The Patriots scored a whopping seven points in the second half on Sunday. Way to run it up. Easterbrook’s arguments later on in the piece about this subject are even more absurd. When the Colts run up the score, they’re “Grinding out the clock” and could score a lot more if they wanted to. When the Patriots do it, they’re God-hating Communists.
Later on, he also observes:
Stat of the Week No. 2: At one point, Tennessee led Houston 32-7 and held a 311-34 advantage in offensive yards, yet the Titans ended up needing a field goal on the final snap to win.
Maybe the Titans should’ve “run up the score” a little more.
Their coach snaps and snarls in public, seeming to feel contempt for the American public that has brought him wealth and celebrity. Victory seems to give Bill Belichick no joy, and defeat throws him into fury.
“Seeming.” Meaning, “I have no clue, and thus will project onto him what I think he feels.” As for no joy from victory, clearly this is untrue. Anyone who saw the photo of Belichick tossing his headset in the air Mary Tyler Moore-style after an OT victory in Miami a few years back knows better.
Fury…how is that demonstrated? Explain please. I don’t think I’ve ever seen the guy worked into a fury.
Belichick and the rest of the top of the Patriots’ organization continue to refuse to answer questions about what was in the cheating tapes — and generally, you refuse to answer questions if you have something to hide.
Or if the questioning is redundant and idiotic.
The team has three Super Bowl triumphs, yet its players regularly whine about not being revered enough.
Examples please? And “Whining about not being revered enough” is far different from the “no respect” thing a few players like to bring up as a motivation tool.
The team’s star, Tom Brady, is a smirking sybarite who dates actresses and supermodels but whose public charity appearances are infrequent.
This from a middle-aged guy who runs pictures of cheerleaders with his column.
As for the public charity appearances…just because the camera isn’t there, doesn’t mean they are infrequent. Somehow, that actually seems more honorable, doesn’t it? Anyone using Tom Brady in any way to support an evil side of anything exposes himself as an absolute fraud.

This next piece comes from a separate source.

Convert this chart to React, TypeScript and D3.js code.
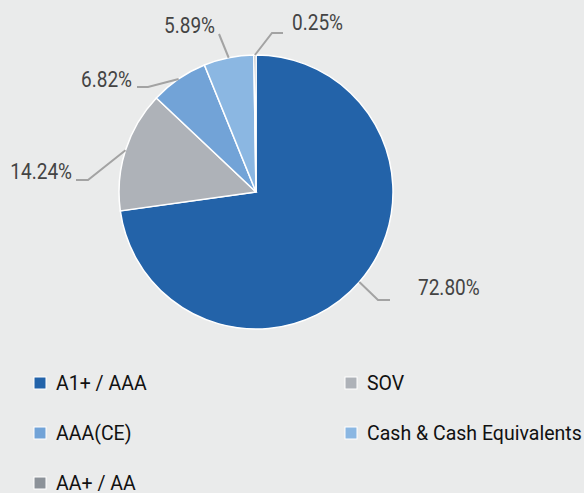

That constant smirk on Brady’s face reminds one of Dick Cheney; people who smirk are fairly broadcasting the message, “I’m hiding something.”
Another “what the hell does this even mean” moment.
The Patriots seem especially creepy at this point because we still don’t know whether they have told the full truth about the cheating scandal — or even whether they really have stopped cheating. They say they have, but their word is not exactly gold at this juncture. Ladies and gentlemen, representing Evil, the New England Patriots.
In the Good vs. Evil narrative of the Colts and Pats, running up the score is a telling factor: It reveals a team’s sportsmanship or lack of same, and whether a team shows sportsmanship in public might offer insights into its character in private. New England is scoring so many points the Patriots offense looks like cherries and oranges spinning on a slot machine. The Flying Elvii stand plus-159 in net points, by far the best scoring margin in the NFL. This is supposed to be impressive. But I think it’s creepy, and New England’s creepy on-field behavior is only underscoring the seediness of the Beli-Cheat scandal.
Seriously…the creepy thing here in Easterbrook. The way he has behaved from the start with this…he got publicly criticized by his own ombudsman, for crying out loud, in a piece in which she condemned his “twisted logic” and pronounced him guilty of “manufacturing extended false analogies” in his previous Spygate piece.
Kissing Suzy Kolber (established Patriots haters) also go after Easterbrook for this ridiculous column.